It’s been six weeks since the UAW (United Auto Workers) union began its strike against the country’s largest automakers, and there’s no sign of resolution. This week, in fact, the union expanded its walk-off to a Ram pickup plant in Michigan. This move—along with the union’s strategy throughout the strike—represents a strategic departure from past strikes. Rather than beginning a strike at all locations of one automaker, the UAW this time began with a strike at one plant of each automaker (Ford, GM, and Stellantis), expanding the scope of the strike almost weekly.
The UAW makes up about 150,000 members of the workforce at the three big automakers, and there are currently about 40,000 of them on strike at various locations. Another 5,000 walked out last week in Texas. In addition to OEM production plants, the UAW is also striking at 18 different warehouses. This represents a new approach to striking, one that has the potential to prove more impactful for the union.
The approach has left the automakers at a distinct disadvantage because they don’t know when or where their workers might strike next. The union is also leveraging additional power because it can play the automakers off of each other.
While consumers have yet to feel the pinch of the strike, the supply chain is starting to face disruptions. The first place to see the impact is parts suppliers. The automakers have directed them to continue building parts but to hold off on shipping. Now, the suppliers are in a position of having to stockpile and fill their warehouses, which comes at a cost. At some point, however, you can expect the automakers to cancel orders for parts, and then the suppliers will begin to suffer a shortage of cash.

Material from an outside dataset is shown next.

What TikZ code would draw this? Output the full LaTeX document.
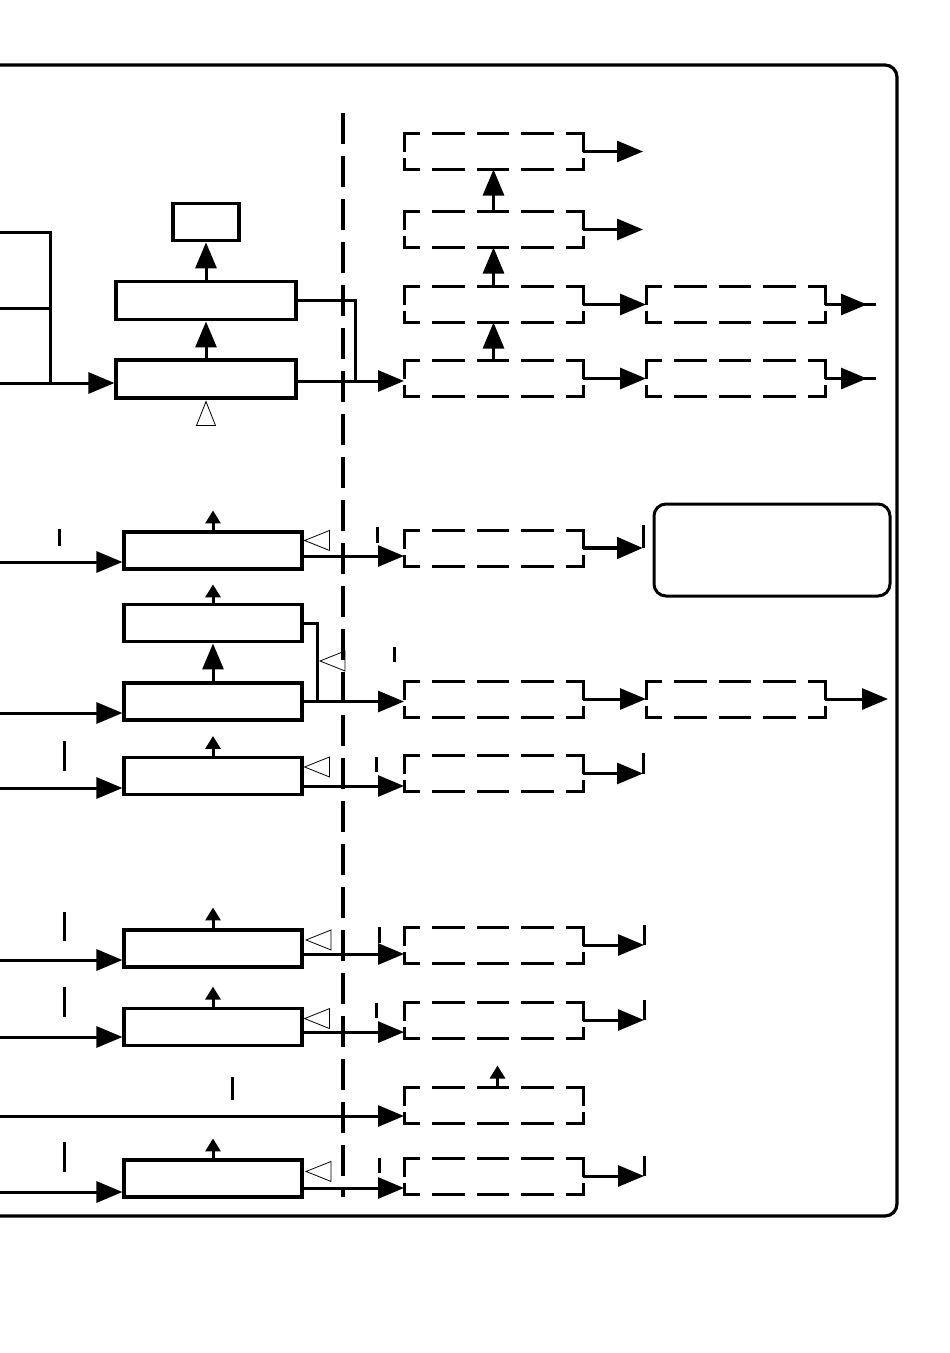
\documentclass[tikz,border=0pt]{standalone}
\usepackage{tikz}
\usetikzlibrary{arrows.meta, positioning, calc}

\begin{document}
\begin{tikzpicture}[x=1pt, y=-1pt, node distance=38pt and 63pt,
        block/.style={rectangle, draw, line width=3.1pt, inner sep=0pt, minimum width=178pt, minimum height=37pt},
        dblock/.style={rectangle, inner sep=0pt, outer sep=0pt, minimum width=179pt, minimum height=36pt},
        note/.style={rectangle, draw, line width=3pt, rounded corners=12pt, inner sep=0pt, minimum width=236pt, minimum height=92pt},
        line/.style={line width=3pt},
        arr/.style={line width=3pt, -{Triangle[length=26pt, width=21pt]}},
        sarr/.style={line width=3pt, -{Triangle[length=13pt, width=15pt]}},
        tick/.style={line width=3pt},
        hollow/.style={line width=0.8pt},
        hdash/.style={line width=3pt, line cap=rect, dash pattern=on 29.5pt off 15pt, dash phase=15pt},
        vdash/.style={line width=3pt, line cap=rect, dash pattern=on 17pt off 9pt on 40pt off 9pt},
        divider/.style={line width=3.2pt, dash pattern=on 31pt off 12pt},
        frame/.style={line width=3.2pt, rounded corners=12pt}]

    \useasboundingbox (0,0) rectangle (950,1353);

    % outer frame and divider
    \draw[frame] (0,65) -- (897,65) -- (897,1216) -- (0,1216);
    \draw[divider] (343,113) -- (343,1197);

    % top group
    \node (t1) [block, minimum width=180pt, minimum height=38pt] at (206,379) {};
    \node (t2) [block, minimum width=180pt, minimum height=38pt, above=37pt of t1] {};
    \node (ts) [block, minimum width=66pt, above=38pt of t2] {};

    \node (d4) [dblock] at (493.5,378.5) {};
    \node (d3) [dblock, above=of d4] {};
    \node (d2) [dblock, above=39pt of d3] {};
    \node (d1) [dblock, above=42pt of d2] {};
    \node (e3) [dblock, right=of d3] {};
    \node (e4) [dblock, right=of d4] {};

    \coordinate (ina) at (0,232);
    \coordinate (inb) at (0,308);
    \coordinate (inc) at (0,383);
    \coordinate (bus) at (50,383);
    \coordinate (join) at (355,381);
    \coordinate[right=60pt of d1.east] (d1o);
    \coordinate[right=60pt of d2.east] (d2o);
    \coordinate[right=42pt of e3.east] (e3o);
    \coordinate[right=51pt of e3.east] (e3e);
    \coordinate[right=42pt of e4.east] (e4o);
    \coordinate[right=51pt of e4.east] (e4e);

    \draw[line] (ina) -| (bus);
    \draw[line] (inb) -- (inb -| bus);
    \draw[arr] (inc) -- (inc -| t1.west);
    \draw[arr] (t1) -- (t2);
    \draw[arr] (t2) -- (ts);
    \draw[hollow] ([yshift=-2pt]t1.south) -- ++(9.5,24) -- ++(-19,0) -- cycle;
    \draw[line] (t2.east) -| (join);
    \draw[arr] (t1.east |- join) -- (join -| d4.west);

    \draw[arr] (d4) -- (d3);
    \draw[arr] (d3) -- (d2);
    \draw[arr] (d2) -- (d1);
    \draw[arr] (d1) -- (d1o);
    \draw[arr] (d2) -- (d2o);
    \draw[arr] (d3) -- (e3);
    \draw[arr] (d4) -- (e4);
    \draw[line] (e3) -- (e3e);
    \draw[arr] (e3) -- (e3o);
    \draw[line] (e4) -- (e4e);
    \draw[arr] (e4) -- (e4o);

    % middle group
    \node (m1) [block] at (213,550.5) {};
    \node (m3) [block] at (213,701.5) {};
    \node (m2) [block, above=of m3] {};
    \node (m4) [block] at (213,776) {};

    \node (f1) [dblock] at (493.5,548) {};
    \node (f2) [dblock] at (493.5,699) {};
    \node (f3) [dblock] at (493.5,773.5) {};
    \node (e5) [dblock, right=of f2] {};
    \node (g) [note] at (772,550) {};

    \coordinate (i1) at (0,562);
    \coordinate (i3) at (0,713);
    \coordinate (i4) at (0,788);
    \coordinate (m2j) at (317,701);
    \coordinate[right=60pt of f1.east] (f1o);
    \coordinate[right=60pt of f3.east] (f3o);
    \coordinate[right=63pt of e5.east] (e5o);

    \draw[arr] (i1) -- (i1 -| m1.west);
    \draw[arr] (i3) -- (i3 -| m3.west);
    \draw[arr] (i4) -- (i4 -| m4.west);
    \draw[sarr] (m1.north) -- ++(0,-20);
    \draw[sarr] (m2.north) -- ++(0,-19);
    \draw[sarr] (m4.north) -- ++(0,-20);
    \draw[arr] (m3) -- (m2);

    \draw[arr] ([yshift=-5.5pt]m1.east) -- ([yshift=-5.5pt]m1.east -| f1.west);
    \draw[line] (m2.east) -| (m2j);
    \draw[arr] (m3.east) -- (m3.east -| f2.west);
    \draw[arr] ([yshift=-10pt]m4.east) -- ([yshift=-10pt]m4.east -| f3.west);

    \draw[hollow] ([xshift=1pt, yshift=-10pt]m1.north east) -- ++(25,-10) -- ++(0,20) -- cycle;
    \draw[hollow] (320,661) -- ++(25,-10) -- ++(0,20) -- cycle;
    \draw[hollow] ([xshift=1pt, yshift=-11pt]m4.north east) -- ++(25,-10) -- ++(0,20) -- cycle;

    \draw[arr, line width=4.8pt] (f1) -- (f1o);
    \draw[tick] (f1o) -- ++(0,-23);
    \draw[arr] (f2) -- (e5);
    \draw[arr] (e5) -- (e5o);
    \draw[arr] (f3) -- (f3o);
    \draw[tick] (f3o) -- ++(0,-21);

    \draw[tick] (59,529) -- (59,546);
    \draw[tick] (64,741) -- (64,771);
    \draw[tick] (377,527) -- (377,543);
    \draw[tick] (394,647) -- (394,662);
    \draw[tick] (376,757) -- (376,772);

    % bottom group
    \node (b1) [block] at (213,948.5) {};
    \node (b2) [block, below=of b1] {};
    \node (b4) [block] at (213,1178.5) {};

    \node (h1) [dblock] at (493.5,945) {};
    \node (h2) [dblock] at (493.5,1020) {};
    \node (h3) [dblock] at (493.5,1105.5) {};
    \node (h4) [dblock] at (493.5,1176) {};

    \coordinate (j1) at (0,960);
    \coordinate (j2) at (0,1037);
    \coordinate (j3) at (0,1116);
    \coordinate (j4) at (0,1192);
    \coordinate[right=61pt of h1.east] (h1o);
    \coordinate[right=61pt of h2.east] (h2o);
    \coordinate[right=61pt of h4.east] (h4o);

    \draw[arr] (j1) -- (j1 -| b1.west);
    \draw[arr] (j2) -- (j2 -| b2.west);
    \draw[arr] (j3) -- (j3 -| h3.west);
    \draw[arr] (j4) -- (j4 -| b4.west);
    \draw[sarr] (b1.north) -- ++(0,-21);
    \draw[sarr] (b2.north) -- ++(0,-20);
    \draw[sarr] (b4.north) -- ++(0,-20);
    \draw[sarr] ([xshift=4pt]h3.north) -- ++(0,-22);

    \draw[hollow] ([xshift=2.5pt, yshift=-11.5pt]b1.north east) -- ++(25,-10) -- ++(0,20) -- cycle;
    \draw[hollow] ([xshift=1pt, yshift=-12pt]b2.north east) -- ++(25,-10) -- ++(0,20) -- cycle;
    \draw[hollow] ([xshift=2.5pt, yshift=-13pt]b4.north east) -- ++(25,-10) -- ++(0,20) -- cycle;

    \draw[arr] ([yshift=-5.5pt]b1.east) -- ([yshift=-5.5pt]b1.east -| h1.west);
    \draw[arr] ([yshift=-5.5pt]b2.east) -- ([yshift=-5.5pt]b2.east -| h2.west);
    \draw[arr] ([yshift=-9.5pt]b4.east) -- ([yshift=-9.5pt]b4.east -| h4.west);

    \draw[arr] (h1) -- (h1o);
    \draw[tick] (h1o) -- ++(0,-20);
    \draw[arr] (h2) -- (h2o);
    \draw[tick] (h2o) -- ++(0,-20);
    \draw[arr] (h4) -- (h4o);
    \draw[tick] (h4o) -- ++(0,-20);

    \draw[tick] (64,912) -- (64,941);
    \draw[tick] (64,987) -- (64,1017);
    \draw[tick] (232,1077) -- (232,1100);
    \draw[tick] (64,1142) -- (64,1172);
    \draw[tick] (379,927) -- (379,943);
    \draw[tick] (376,1003) -- (376,1018);
    \draw[tick] (379,1158) -- (379,1173);

    % dashed outlines
    \foreach \b in {d1,d2,d3,d4,e3,e4,f1,f2,f3,e5,h1,h2,h3,h4} {
        \draw[hdash] (\b.north west) -- (\b.north east);
        \draw[hdash] (\b.south west) -- (\b.south east);
        \draw[vdash] (\b.north west) -- (\b.south west);
        \draw[vdash] (\b.north east) -- (\b.south east);
    }

\end{tikzpicture}
\end{document}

UAW Strike and the Supply Chain
This is the ripple effect of the supply chain. If the parts makers aren’t getting new orders and have less cash on hand, the impact will extend out across the global supply chain. This is especially true for smaller Tier 2 and Tier 3 suppliers, who already have less cash to work with. This will make it difficult when the strike ends—likely abruptly—and those suppliers must immediately pivot and ramp back up their productivity.
Supply chain managers for parts makers must remain on high alert, ready to shut down at a moment’s notice or, conversely, return to normal production. This requires careful planning and understanding of how much labor is required for each product line. They may face the unfortunate task of laying off or diverting workers as production ebbs and flows.
On the consumer end, the signs of disruption are farther out, but they will undoubtedly start to creep into the picture. Some Michigan car dealerships, for instance, are reporting a lack of parts for customers as existing inventory begins to dry up. Those dealers say they are still getting small orders of parts, but they expect that to stop altogether soon as the parts manufacturers eye the possibility of stopped production.
As negotiations remain stalled, supply chains are stuck in limbo, and managers must maneuver wisely.